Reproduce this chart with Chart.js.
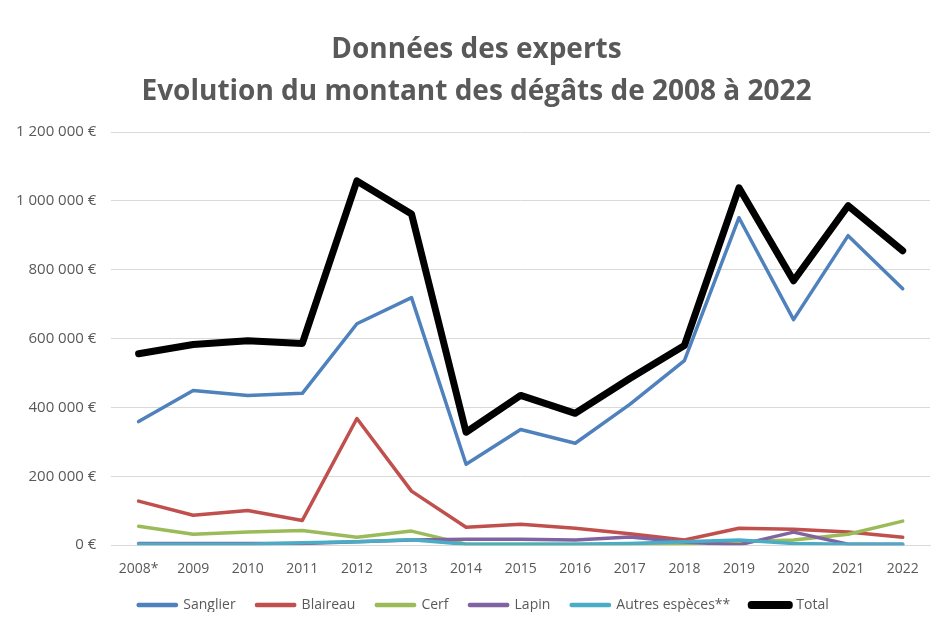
<!DOCTYPE html>
<html>
<head>
<meta charset="utf-8">
<script src="https://cdn.jsdelivr.net/npm/chart.js@4"></script>
<style>
  html, body { margin: 0; padding: 0; background: #fff; }
  #wrap { width: 938px; height: 619px; }
</style>
</head>
<body>
<div id="wrap"><canvas id="degatsChart" width="938" height="619"></canvas></div>
<script>
const ctx = document.getElementById('degatsChart').getContext('2d');

// Années
const years = ['2008*', '2009', '2010', '2011', '2012', '2013', '2014', '2015',
	'2016', '2017', '2018', '2019', '2020', '2021', '2022'];

// Montants des dégâts (€)
const sanglier = [359000, 449000, 435000, 441000, 643000, 719000, 235000, 336000,
	296000, 409000, 536000, 951000, 655000, 899000, 745000];
const blaireau = [128000, 87000, 101000, 72000, 368000, 157000, 52000, 61000,
	49000, 33000, 15000, 49000, 46000, 38000, 23000];
const cerf = [55000, 32000, 38000, 43000, 23000, 41000, 3000, 3000,
	3000, 3000, 5000, 10000, 15000, 32000, 70000];
const lapin = [5000, 5000, 5000, 5000, 10000, 15000, 17000, 17000,
	15000, 24000, 9000, 1000, 38000, 3000, 3000];
const autres = [3000, 3000, 3000, 7000, 10000, 16000, 3000, 3000,
	3000, 5000, 10000, 15000, 5000, 3000, 3000];
const total = [556000, 583000, 594000, 586000, 1058000, 962000, 328000, 435000,
	383000, 484000, 580000, 1038000, 768000, 986000, 855000];

const yTicks = [0, 200000, 400000, 600000, 800000, 1000000, 1200000];

function euro(v) {
	return String(v).replace(/\B(?=(\d{3})+(?!\d))/g, ' ') + ' €';
}

function serie(label, data, color, width, order) {
	return {
		label: label,
		data: data,
		borderColor: color,
		backgroundColor: color,
		borderWidth: width,
		pointRadius: 0,
		tension: 0,
		borderJoinStyle: 'round',
		borderCapStyle: 'round',
		order: order
	};
}

const grey = '#595959';

// small position tweaks for title and legend
const nudge = {
	id: 'nudge',
	beforeInit(chart) {
		const fit = chart.legend.fit;
		chart.legend.fit = function () {
			fit.call(this);
			this.height -= 10;
		};
	},
	afterLayout(chart) {
		chart.titleBlock.left += 11;
		chart.titleBlock.right += 11;
		chart.legend.top -= 7;
		chart.legend.bottom -= 7;
		chart.legend.left += 18;
		chart.legend.right += 18;
	}
};

new Chart(ctx, {
	type: 'line',
	data: {
		labels: years,
		datasets: [
			serie('Sanglier', sanglier, '#4f81bd', 3.5, 5),
			serie('Blaireau', blaireau, '#c0504d', 3.5, 4),
			serie('Cerf', cerf, '#9bbb59', 3.5, 3),
			serie('Lapin', lapin, '#8064a2', 3.5, 2),
			serie('Autres espèces**', autres, '#4bacc6', 3.5, 1),
			serie('Total', total, '#000000', 7, 0)
		]
	},
	plugins: [nudge],
	options: {
		responsive: false,
		animation: false,
		layout: { padding: { left: 1, right: 8, top: 29, bottom: 0 } },
		plugins: {
			title: {
				display: true,
				text: ['Données des experts', 'Evolution du montant des dégâts de 2008 à 2022'],
				color: grey,
				font: { family: 'Open Sans', size: 28, weight: 'bold', lineHeight: 1.5 },
				padding: { top: 0, bottom: 19 }
			},
			legend: {
				position: 'bottom',
				labels: {
					color: grey,
					font: { family: 'Open Sans', size: 14 },
					boxWidth: 38,
					boxHeight: 1,
					padding: 21,
					sort: (a, b) => a.datasetIndex - b.datasetIndex
				}
			},
			tooltip: { enabled: false }
		},
		scales: {
			x: {
				offset: true,
				grid: { display: false },
				border: { color: '#d9d9d9' },
				ticks: { color: grey, font: { family: 'Open Sans', size: 14 }, padding: 7 }
			},
			y: {
				min: 0,
				max: 1200000,
				afterBuildTicks: (axis) => { axis.ticks = yTicks.map(v => ({ value: v })); },
				grid: { color: '#d9d9d9', drawTicks: false },
				border: { display: false },
				ticks: {
					color: grey,
					font: { family: 'Open Sans', size: 15 },
					padding: 15,
					callback: (v) => euro(v)
				}
			}
		}
	}
});
</script>
</body>
</html>
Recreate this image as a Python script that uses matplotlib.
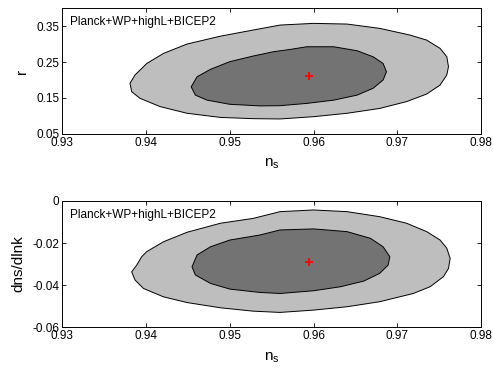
import matplotlib
matplotlib.use("Agg")
import matplotlib.pyplot as plt

plt.rcParams['font.family'] = ['Liberation Sans', 'DejaVu Sans']
plt.rcParams['mathtext.default'] = 'regular'

label = 'Planck+WP+highL+BICEP2'

# ns - r panel: outer (95%) and inner (68%) contours, traced clockwise from the left tip
r_outer_ns = [0.9381, 0.9387, 0.9401, 0.9421, 0.9449, 0.9489, 0.9528, 0.9560, 0.9600,
              0.9640, 0.9679, 0.9715, 0.9735, 0.9751, 0.9759, 0.9761, 0.9759, 0.9751,
              0.9735, 0.9711, 0.9679, 0.9640, 0.9600, 0.9560, 0.9528, 0.9489, 0.9449,
              0.9417, 0.9393, 0.9383]
r_outer_r = [0.191, 0.214, 0.246, 0.274, 0.300, 0.322, 0.339, 0.3528, 0.3575,
             0.3556, 0.3436, 0.325, 0.311, 0.288, 0.2647, 0.237, 0.214, 0.186,
             0.161, 0.140, 0.121, 0.1075, 0.098, 0.0917, 0.0925, 0.096, 0.1075,
             0.126, 0.149, 0.1675]
r_inner_ns = [0.9454, 0.9461, 0.9477, 0.9500, 0.9528, 0.9552, 0.9572, 0.9592, 0.9624,
              0.9652, 0.9671, 0.9683, 0.9687, 0.9683, 0.9671, 0.9652, 0.9624, 0.9592,
              0.9560, 0.9536, 0.9500, 0.9473, 0.9459]
r_inner_r = [0.181, 0.209, 0.2297, 0.251, 0.2667, 0.2786, 0.285, 0.2925, 0.2925,
             0.2814, 0.2647, 0.246, 0.223, 0.200, 0.177, 0.158, 0.144, 0.135,
             0.1286, 0.128, 0.1325, 0.144, 0.158]
r_best = (0.9595, 0.211)

# ns - dns/dlnk panel
a_outer_ns = [0.9383, 0.9389, 0.9395, 0.9401, 0.9421, 0.9449, 0.9489, 0.9528, 0.9560,
              0.9600, 0.9640, 0.9679, 0.9711, 0.9735, 0.9751, 0.9759, 0.9763, 0.9761,
              0.9755, 0.9739, 0.9719, 0.9679, 0.9640, 0.9600, 0.9560, 0.9528, 0.9489,
              0.9449, 0.9421, 0.9397, 0.9387]
a_outer_a = [-0.0337, -0.0305, -0.0265, -0.0241, -0.0194, -0.0149, -0.0106, -0.0083, -0.0051,
             -0.0043, -0.0051, -0.0075, -0.0106, -0.0146, -0.0186, -0.0225, -0.0273, -0.0321,
             -0.0360, -0.0408, -0.0440, -0.0479, -0.0503, -0.0519, -0.0530, -0.0524, -0.0508,
             -0.0483, -0.0456, -0.0416, -0.0376]
a_inner_ns = [0.9455, 0.9461, 0.9477, 0.9500, 0.9536, 0.9560, 0.9600, 0.9640, 0.9668,
              0.9683, 0.9691, 0.9689, 0.9679, 0.9660, 0.9632, 0.9600, 0.9560, 0.9536,
              0.9500, 0.9477, 0.9459]
a_inner_a = [-0.0313, -0.0257, -0.0218, -0.0186, -0.0162, -0.0138, -0.0133, -0.0146, -0.0178,
             -0.0218, -0.0265, -0.0305, -0.0344, -0.0381, -0.0408, -0.0427, -0.0440, -0.0435,
             -0.0419, -0.0392, -0.0352]
a_best = (0.9595, -0.0292)

fig = plt.figure(figsize=(4.93, 3.68), dpi=100)
ax1 = fig.add_axes([0.126, 0.636, 0.850, 0.342])
ax2 = fig.add_axes([0.126, 0.111, 0.850, 0.343])


def panel(ax, ox, oy, ix, iy, best, ylim, yticks, yticklabels, ylabel):
    ax.fill(ox, oy, facecolor='#bebebe', edgecolor='black', linewidth=0.7)
    ax.fill(ix, iy, facecolor='#737373', edgecolor='black', linewidth=0.7)
    ax.plot(best[0], best[1], '+', color='red', markersize=6, markeredgewidth=1.3)
    ax.set_xlim(0.93, 0.98)
    ax.set_ylim(*ylim)
    ax.set_xticks([0.93, 0.94, 0.95, 0.96, 0.97, 0.98])
    ax.set_xticklabels(['0.93', '0.94', '0.95', '0.96', '0.97', '0.98'])
    ax.set_yticks(yticks)
    ax.set_yticklabels(yticklabels)
    ax.tick_params(direction='in', length=3, width=0.6, top=True, right=True,
                   labelsize=8.5, pad=2)
    for s in ax.spines.values():
        s.set_linewidth(0.7)
    ax.set_xlabel('n$_s$', fontsize=11, labelpad=6)
    ax.set_ylabel(ylabel, fontsize=11, labelpad=5)
    ax.text(0.018, 0.94, label, transform=ax.transAxes, fontsize=8.5,
            ha='left', va='top')


panel(ax1, r_outer_ns, r_outer_r, r_inner_ns, r_inner_r, r_best,
      (0.05, 0.40), [0.05, 0.15, 0.25, 0.35], ['0.05', '0.15', '0.25', '0.35'], 'r')
panel(ax2, a_outer_ns, a_outer_a, a_inner_ns, a_inner_a, a_best,
      (-0.06, 0.0), [-0.06, -0.04, -0.02, 0.0], ['-0.06', '-0.04', '-0.02', '0'], 'dns/dlnk')

fig.savefig('out.png', dpi=100)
◆ ◆ ◆
◆ **TASK DIRECTIONS**: Look above for the line containing "Recreate this image", then write out every line from there down to the line containing "label = 'Planck+WP+highL+BICEP2'", that line included, with no pictures.

◆ **ANSWER BELOW**:
Recreate this image as a Python script that uses matplotlib.
import matplotlib
matplotlib.use("Agg")
import matplotlib.pyplot as plt

plt.rcParams['font.family'] = ['Liberation Sans', 'DejaVu Sans']
plt.rcParams['mathtext.default'] = 'regular'

label = 'Planck+WP+highL+BICEP2'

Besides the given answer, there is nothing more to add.